Marketing-Zuwendungen

Zwei Beispiele.

"Wir eröffnen Kasse Vier für Sie", annonciert die Stimme in der Ladenkette,
die seit vielen Jahren als Aldi auftritt und die ich noch immer als Albrecht adressiere. Ich stand in der Schlange an der Kasse, als mir dieser Satz zum ersten Mal auffiel. Für Sie klingt nett, ist aber falsch:
die weitere Kasse wird in Betrieb genommen, um die Kunden nicht zu vergraulen. Welche Agentur
hat diese Floskel des Einseifens erfunden? Wer glaubt, seine Kunden damit zu erreichen? Dass die Leute vom Albrecht-Konzern dies glauben, sagt doch etwas über ihre Verachtung und über die Unverfrorenheit des Geschäfts.
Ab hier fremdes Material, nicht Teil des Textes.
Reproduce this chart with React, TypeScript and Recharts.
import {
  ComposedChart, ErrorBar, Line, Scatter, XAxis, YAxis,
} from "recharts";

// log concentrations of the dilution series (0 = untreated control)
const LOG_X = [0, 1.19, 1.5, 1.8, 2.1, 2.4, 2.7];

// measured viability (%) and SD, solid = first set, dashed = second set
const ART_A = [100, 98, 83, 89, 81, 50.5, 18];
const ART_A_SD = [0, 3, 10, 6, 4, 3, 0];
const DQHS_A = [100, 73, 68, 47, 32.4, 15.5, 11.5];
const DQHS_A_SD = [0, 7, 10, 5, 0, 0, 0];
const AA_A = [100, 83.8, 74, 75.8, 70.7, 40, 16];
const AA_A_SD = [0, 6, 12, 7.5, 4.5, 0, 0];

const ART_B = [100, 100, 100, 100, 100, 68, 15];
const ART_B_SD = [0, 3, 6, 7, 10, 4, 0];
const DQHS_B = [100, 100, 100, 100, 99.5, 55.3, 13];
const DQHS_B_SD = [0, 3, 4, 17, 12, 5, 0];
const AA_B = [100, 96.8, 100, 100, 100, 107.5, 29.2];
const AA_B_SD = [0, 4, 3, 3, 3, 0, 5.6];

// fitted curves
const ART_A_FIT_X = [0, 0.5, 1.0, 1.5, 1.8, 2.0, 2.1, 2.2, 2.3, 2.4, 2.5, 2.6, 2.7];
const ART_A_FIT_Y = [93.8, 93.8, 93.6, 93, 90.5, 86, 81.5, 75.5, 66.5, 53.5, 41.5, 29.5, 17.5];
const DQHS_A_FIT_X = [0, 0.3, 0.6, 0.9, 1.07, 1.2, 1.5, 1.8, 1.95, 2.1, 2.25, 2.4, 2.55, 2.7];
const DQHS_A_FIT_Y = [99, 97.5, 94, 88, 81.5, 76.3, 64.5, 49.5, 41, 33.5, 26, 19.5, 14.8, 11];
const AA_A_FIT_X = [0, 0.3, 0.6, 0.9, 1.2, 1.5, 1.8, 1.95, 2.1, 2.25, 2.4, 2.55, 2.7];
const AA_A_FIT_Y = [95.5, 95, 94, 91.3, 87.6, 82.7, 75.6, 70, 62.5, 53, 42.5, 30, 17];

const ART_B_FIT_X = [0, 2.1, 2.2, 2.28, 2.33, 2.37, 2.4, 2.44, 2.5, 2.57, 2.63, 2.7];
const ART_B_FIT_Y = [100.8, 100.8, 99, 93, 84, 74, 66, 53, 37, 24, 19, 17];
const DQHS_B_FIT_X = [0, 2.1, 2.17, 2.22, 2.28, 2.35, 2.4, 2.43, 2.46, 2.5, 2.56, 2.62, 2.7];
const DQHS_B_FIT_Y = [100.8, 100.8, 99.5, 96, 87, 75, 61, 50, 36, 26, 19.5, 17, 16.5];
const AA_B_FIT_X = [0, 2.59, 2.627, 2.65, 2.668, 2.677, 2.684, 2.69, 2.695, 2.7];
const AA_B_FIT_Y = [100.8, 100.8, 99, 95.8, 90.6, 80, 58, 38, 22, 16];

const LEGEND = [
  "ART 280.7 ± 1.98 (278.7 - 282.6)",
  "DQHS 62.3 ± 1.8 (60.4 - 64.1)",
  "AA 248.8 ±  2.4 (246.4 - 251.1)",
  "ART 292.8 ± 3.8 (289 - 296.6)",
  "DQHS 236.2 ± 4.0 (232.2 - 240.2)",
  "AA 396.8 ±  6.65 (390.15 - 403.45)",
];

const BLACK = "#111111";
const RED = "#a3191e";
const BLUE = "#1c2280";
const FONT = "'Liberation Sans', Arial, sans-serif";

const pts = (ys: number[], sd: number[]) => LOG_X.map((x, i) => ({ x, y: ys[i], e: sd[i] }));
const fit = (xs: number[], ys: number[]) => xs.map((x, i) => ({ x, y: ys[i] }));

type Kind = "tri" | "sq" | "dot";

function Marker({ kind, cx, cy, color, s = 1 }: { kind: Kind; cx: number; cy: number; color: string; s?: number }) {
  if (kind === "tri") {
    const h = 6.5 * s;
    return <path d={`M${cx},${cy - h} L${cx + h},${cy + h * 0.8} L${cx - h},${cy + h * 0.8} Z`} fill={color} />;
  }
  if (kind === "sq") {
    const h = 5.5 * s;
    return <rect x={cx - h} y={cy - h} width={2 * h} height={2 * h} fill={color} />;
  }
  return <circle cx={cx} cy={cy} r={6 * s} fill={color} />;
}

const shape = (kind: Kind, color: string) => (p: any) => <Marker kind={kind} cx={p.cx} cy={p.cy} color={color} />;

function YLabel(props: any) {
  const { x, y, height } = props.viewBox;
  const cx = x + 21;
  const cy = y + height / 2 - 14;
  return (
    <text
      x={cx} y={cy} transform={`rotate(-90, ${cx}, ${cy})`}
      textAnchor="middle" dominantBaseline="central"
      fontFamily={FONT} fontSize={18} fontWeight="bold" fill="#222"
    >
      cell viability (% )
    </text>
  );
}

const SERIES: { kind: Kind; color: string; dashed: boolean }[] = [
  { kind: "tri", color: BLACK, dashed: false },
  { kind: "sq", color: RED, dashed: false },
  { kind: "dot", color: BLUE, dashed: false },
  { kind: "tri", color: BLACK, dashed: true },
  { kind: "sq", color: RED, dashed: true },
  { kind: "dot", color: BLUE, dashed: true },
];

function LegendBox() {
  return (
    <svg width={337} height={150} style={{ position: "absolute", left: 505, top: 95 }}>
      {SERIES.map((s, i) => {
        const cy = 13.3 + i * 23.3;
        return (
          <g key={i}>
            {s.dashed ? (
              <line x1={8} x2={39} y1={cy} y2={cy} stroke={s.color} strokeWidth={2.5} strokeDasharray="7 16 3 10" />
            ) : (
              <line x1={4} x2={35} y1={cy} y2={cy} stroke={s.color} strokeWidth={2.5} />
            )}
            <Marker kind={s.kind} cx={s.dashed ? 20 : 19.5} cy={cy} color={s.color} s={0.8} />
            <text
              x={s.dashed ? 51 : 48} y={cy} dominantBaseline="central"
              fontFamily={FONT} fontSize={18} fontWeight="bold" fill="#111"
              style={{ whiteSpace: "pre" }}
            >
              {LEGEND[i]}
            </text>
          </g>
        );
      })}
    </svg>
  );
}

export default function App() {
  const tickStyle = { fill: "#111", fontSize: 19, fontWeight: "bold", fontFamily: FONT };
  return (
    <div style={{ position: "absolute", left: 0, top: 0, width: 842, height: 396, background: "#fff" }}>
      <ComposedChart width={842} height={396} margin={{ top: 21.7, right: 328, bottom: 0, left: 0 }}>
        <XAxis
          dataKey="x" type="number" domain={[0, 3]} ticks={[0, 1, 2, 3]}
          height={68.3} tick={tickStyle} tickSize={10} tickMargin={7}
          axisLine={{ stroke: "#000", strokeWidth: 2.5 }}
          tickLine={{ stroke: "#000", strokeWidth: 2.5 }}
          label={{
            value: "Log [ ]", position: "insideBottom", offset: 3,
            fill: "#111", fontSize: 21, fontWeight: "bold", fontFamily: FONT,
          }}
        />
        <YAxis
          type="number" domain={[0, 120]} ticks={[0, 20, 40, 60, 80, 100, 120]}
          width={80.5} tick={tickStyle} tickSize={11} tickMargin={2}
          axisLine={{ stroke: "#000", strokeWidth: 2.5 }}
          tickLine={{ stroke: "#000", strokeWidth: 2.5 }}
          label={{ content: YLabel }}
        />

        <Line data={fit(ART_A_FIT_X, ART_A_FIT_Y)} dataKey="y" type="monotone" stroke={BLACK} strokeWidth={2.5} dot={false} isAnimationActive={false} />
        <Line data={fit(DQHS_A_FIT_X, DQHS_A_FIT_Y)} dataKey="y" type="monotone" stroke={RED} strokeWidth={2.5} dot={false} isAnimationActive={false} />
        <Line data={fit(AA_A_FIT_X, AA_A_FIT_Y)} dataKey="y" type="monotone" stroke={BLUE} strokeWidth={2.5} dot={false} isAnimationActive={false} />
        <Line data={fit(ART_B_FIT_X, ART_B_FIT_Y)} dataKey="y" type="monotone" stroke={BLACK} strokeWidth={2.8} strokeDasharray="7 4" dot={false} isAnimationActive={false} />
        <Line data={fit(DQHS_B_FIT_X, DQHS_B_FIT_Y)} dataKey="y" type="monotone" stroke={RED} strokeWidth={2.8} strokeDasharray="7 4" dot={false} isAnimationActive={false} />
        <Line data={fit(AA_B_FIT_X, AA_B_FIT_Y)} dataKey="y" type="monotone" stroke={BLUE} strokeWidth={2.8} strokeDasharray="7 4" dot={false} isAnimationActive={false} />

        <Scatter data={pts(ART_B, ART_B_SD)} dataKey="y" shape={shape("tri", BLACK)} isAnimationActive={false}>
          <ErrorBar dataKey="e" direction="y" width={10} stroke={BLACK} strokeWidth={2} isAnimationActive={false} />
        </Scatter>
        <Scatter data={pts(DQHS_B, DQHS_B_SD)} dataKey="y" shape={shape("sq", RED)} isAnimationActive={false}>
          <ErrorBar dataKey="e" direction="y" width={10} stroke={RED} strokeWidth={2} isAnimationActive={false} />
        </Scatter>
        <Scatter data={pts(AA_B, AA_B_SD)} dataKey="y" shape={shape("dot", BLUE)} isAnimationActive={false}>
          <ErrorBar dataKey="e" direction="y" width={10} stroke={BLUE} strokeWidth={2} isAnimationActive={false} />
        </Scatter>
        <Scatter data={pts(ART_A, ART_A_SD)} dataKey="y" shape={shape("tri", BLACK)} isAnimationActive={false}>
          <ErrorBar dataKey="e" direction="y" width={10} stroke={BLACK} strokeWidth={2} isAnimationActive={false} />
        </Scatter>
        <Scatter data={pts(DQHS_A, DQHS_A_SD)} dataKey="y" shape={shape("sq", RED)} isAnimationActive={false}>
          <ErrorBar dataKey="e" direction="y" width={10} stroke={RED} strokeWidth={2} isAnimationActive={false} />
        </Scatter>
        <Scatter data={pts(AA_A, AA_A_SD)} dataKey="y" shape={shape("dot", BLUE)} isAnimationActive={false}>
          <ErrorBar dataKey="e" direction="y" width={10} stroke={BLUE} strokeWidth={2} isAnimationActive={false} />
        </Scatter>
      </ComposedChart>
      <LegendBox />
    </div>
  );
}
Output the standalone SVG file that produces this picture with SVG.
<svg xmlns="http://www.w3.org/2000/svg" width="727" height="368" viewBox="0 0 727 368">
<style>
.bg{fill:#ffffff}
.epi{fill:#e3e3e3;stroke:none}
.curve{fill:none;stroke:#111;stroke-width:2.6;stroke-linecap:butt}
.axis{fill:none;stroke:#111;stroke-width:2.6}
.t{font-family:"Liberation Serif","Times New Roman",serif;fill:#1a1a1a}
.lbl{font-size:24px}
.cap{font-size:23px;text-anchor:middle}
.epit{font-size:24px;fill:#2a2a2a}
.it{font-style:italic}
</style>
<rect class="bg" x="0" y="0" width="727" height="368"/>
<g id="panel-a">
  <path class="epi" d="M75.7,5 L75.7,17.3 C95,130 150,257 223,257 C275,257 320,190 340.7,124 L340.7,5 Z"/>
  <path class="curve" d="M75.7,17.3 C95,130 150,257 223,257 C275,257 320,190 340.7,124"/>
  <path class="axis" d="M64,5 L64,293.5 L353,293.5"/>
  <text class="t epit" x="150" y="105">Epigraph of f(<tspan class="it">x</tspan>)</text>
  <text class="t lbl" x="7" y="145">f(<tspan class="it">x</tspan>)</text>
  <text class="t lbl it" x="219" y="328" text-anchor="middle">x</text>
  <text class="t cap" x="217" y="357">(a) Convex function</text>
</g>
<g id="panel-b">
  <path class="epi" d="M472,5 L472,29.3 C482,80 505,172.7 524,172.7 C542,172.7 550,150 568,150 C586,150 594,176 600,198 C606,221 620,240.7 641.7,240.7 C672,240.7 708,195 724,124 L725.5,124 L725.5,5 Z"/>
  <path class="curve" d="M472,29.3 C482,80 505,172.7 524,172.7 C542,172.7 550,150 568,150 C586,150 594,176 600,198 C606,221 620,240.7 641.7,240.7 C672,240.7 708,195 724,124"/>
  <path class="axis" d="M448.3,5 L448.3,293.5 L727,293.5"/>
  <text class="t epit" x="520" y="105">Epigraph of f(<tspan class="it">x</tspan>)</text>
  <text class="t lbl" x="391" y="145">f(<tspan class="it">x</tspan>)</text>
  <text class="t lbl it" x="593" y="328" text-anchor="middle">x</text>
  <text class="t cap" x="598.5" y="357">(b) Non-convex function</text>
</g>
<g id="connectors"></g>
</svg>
Funkhaus Wallrafplatz ist eine Sendung des wdr 5: die Hörer und Hörerinnen werden aufgefordert, sich an an einem Gespräch mit einem Fachmann  und Moderator zu einem Thema zu beteiligen. Gestern, am 12.7.2014, wurde angesichts des Urteils des BGH - geklagt hatte ein Arzt, der auf der Identität dessen bestand, der mehrmals negative Voten zu seiner Behandlung abgegeben hatte - zur Anonymität im Internet das damit verbundene Problem erörtert. Das Problem ist kompliziert. Es lässt sich in ein paar Minuten nicht diskutieren. Die Sendung fragt Meinungen ab, aber erörtert das Problem nur indirekt, weil die Meinungen locker aufeinander bezogen und nicht entfaltet werden in dem schwierigen Pro und Contra. Die Einladung zur Teilnahme ist nicht schlecht; geboten wird ein Forum. Aber wer teilnimmt, erhält nicht die Chance zu einem Gespräch: die nächsten Hörerinnen und Hörer warten; sie sollen nicht enttäuscht werden. Die Teilnahme, so das Kalkül des Marketing, soll an den Sender binden. Mich ernüchtert eher eine solche Sendung; vor allem höre ich immer die Anstrengung heraus, die Sendung über die Runden zu bringen; die Substanz ist zweitrangig. Dabei könnte der Hörfunk Gespräche in Gang bringen. Aber das traut man offenbar dem Hörfunk-Publikum nicht zu.